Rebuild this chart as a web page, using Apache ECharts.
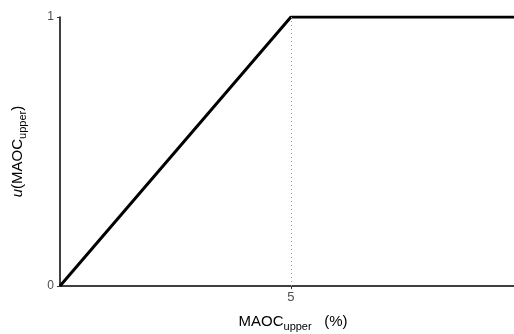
<!DOCTYPE html>
<html>
<head>
<meta charset="utf-8">
<script src="https://cdn.jsdelivr.net/npm/echarts@6/dist/echarts.min.js"></script>
<style>
  html, body { margin: 0; padding: 0; background: #fff; }
  #chart { width: 514px; height: 334px; }
</style>
</head>
<body>
<div id="chart"></div>
<script>
// Utility of MAOC_upper: rises linearly to 1 at 5 %, then stays flat
const maocUpper = [0, 5, 10];
const utility = [0, 1, 1];
const thresholdX = 5;
const xTickValues = [5];
const yTickValues = [0, 1];

const chart = echarts.init(document.getElementById('chart'));
const FONT = '"Liberation Sans", Arial, sans-serif';

chart.setOption({
  animation: false,
  backgroundColor: '#ffffff',
  grid: { left: 60, top: 17, right: 0, height: 269, containLabel: false, outerBoundsMode: 'none' },
  xAxis: {
    type: 'value',
    min: 0,
    max: 9.83,
    name: '{m|MAOC}{s|upper}{m|   (%)}',
    nameLocation: 'middle',
    nameGap: 26,
    nameTextStyle: {
      padding: [0, 0, 0, 12],
      rich: {
        m: { fontFamily: FONT, fontSize: 15, color: '#000' },
        s: { fontFamily: FONT, fontSize: 11, color: '#000', verticalAlign: 'bottom', padding: [9, 0, 0, 0] }
      }
    },
    axisLine: { show: true, lineStyle: { color: '#000', width: 1.5 } },
    axisTick: { show: true, customValues: xTickValues, length: 3, lineStyle: { color: '#333' } },
    axisLabel: { customValues: xTickValues, fontFamily: FONT, fontSize: 13, color: '#4d4d4d', margin: 5 },
    splitLine: { show: false }
  },
  yAxis: {
    type: 'value',
    min: 0,
    max: 1,
    name: '{i|u}{m|(MAOC}{s|upper}{m|)}',
    nameLocation: 'middle',
    nameGap: 32,
    nameRotate: 90,
    nameTextStyle: {
      rich: {
        i: { fontFamily: FONT, fontSize: 15, fontStyle: 'italic', color: '#000' },
        m: { fontFamily: FONT, fontSize: 15, color: '#000' },
        s: { fontFamily: FONT, fontSize: 11, color: '#000', verticalAlign: 'bottom', padding: [9, 0, 0, 0] }
      }
    },
    axisLine: { show: true, lineStyle: { color: '#000', width: 1.5 } },
    axisTick: { show: true, customValues: yTickValues, length: 3, lineStyle: { color: '#333' } },
    axisLabel: { customValues: yTickValues, fontFamily: FONT, fontSize: 12, color: '#4d4d4d', margin: 6 },
    splitLine: { show: false }
  },
  series: [{
    type: 'line',
    data: maocUpper.map((x, i) => [x, utility[i]]),
    showSymbol: false,
    clip: true,
    lineStyle: { color: '#000', width: 3 },
    markLine: {
      silent: true,
      symbol: 'none',
      label: { show: false },
      lineStyle: { color: '#999', type: [1, 3], width: 1 },
      data: [[{ coord: [thresholdX, 0] }, { coord: [thresholdX, 1] }]]
    }
  }]
});
</script>
</body>
</html>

----

◆ **TO BE DONE**: Set the data above down again exactly as given, with no pictures.

◆ **RESPONSE TO THE EXERCISE**:
Rebuild this chart as a web page, using Apache ECharts.
<!DOCTYPE html>
<html>
<head>
<meta charset="utf-8">
<script src="https://cdn.jsdelivr.net/npm/echarts@6/dist/echarts.min.js"></script>
<style>
  html, body { margin: 0; padding: 0; background: #fff; }
  #chart { width: 514px; height: 334px; }
</style>
</head>
<body>
<div id="chart"></div>
<script>
// Utility of MAOC_upper: rises linearly to 1 at 5 %, then stays flat
const maocUpper = [0, 5, 10];
const utility = [0, 1, 1];
const thresholdX = 5;
const xTickValues = [5];
const yTickValues = [0, 1];

const chart = echarts.init(document.getElementById('chart'));
const FONT = '"Liberation Sans", Arial, sans-serif';

chart.setOption({
  animation: false,
  backgroundColor: '#ffffff',
  grid: { left: 60, top: 17, right: 0, height: 269, containLabel: false, outerBoundsMode: 'none' },
  xAxis: {
    type: 'value',
    min: 0,
    max: 9.83,
    name: '{m|MAOC}{s|upper}{m|   (%)}',
    nameLocation: 'middle',
    nameGap: 26,
    nameTextStyle: {
      padding: [0, 0, 0, 12],
      rich: {
        m: { fontFamily: FONT, fontSize: 15, color: '#000' },
        s: { fontFamily: FONT, fontSize: 11, color: '#000', verticalAlign: 'bottom', padding: [9, 0, 0, 0] }
      }
    },
    axisLine: { show: true, lineStyle: { color: '#000', width: 1.5 } },
    axisTick: { show: true, customValues: xTickValues, length: 3, lineStyle: { color: '#333' } },
    axisLabel: { customValues: xTickValues, fontFamily: FONT, fontSize: 13, color: '#4d4d4d', margin: 5 },
    splitLine: { show: false }
  },
  yAxis: {
    type: 'value',
    min: 0,
    max: 1,
    name: '{i|u}{m|(MAOC}{s|upper}{m|)}',
    nameLocation: 'middle',
    nameGap: 32,
    nameRotate: 90,
    nameTextStyle: {
      rich: {
        i: { fontFamily: FONT, fontSize: 15, fontStyle: 'italic', color: '#000' },
        m: { fontFamily: FONT, fontSize: 15, color: '#000' },
        s: { fontFamily: FONT, fontSize: 11, color: '#000', verticalAlign: 'bottom', padding: [9, 0, 0, 0] }
      }
    },
    axisLine: { show: true, lineStyle: { color: '#000', width: 1.5 } },
    axisTick: { show: true, customValues: yTickValues, length: 3, lineStyle: { color: '#333' } },
    axisLabel: { customValues: yTickValues, fontFamily: FONT, fontSize: 12, color: '#4d4d4d', margin: 6 },
    splitLine: { show: false }
  },
  series: [{
    type: 'line',
    data: maocUpper.map((x, i) => [x, utility[i]]),
    showSymbol: false,
    clip: true,
    lineStyle: { color: '#000', width: 3 },
    markLine: {
      silent: true,
      symbol: 'none',
      label: { show: false },
      lineStyle: { color: '#999', type: [1, 3], width: 1 },
      data: [[{ coord: [thresholdX, 0] }, { coord: [thresholdX, 1] }]]
    }
  }]
});
</script>
</body>
</html>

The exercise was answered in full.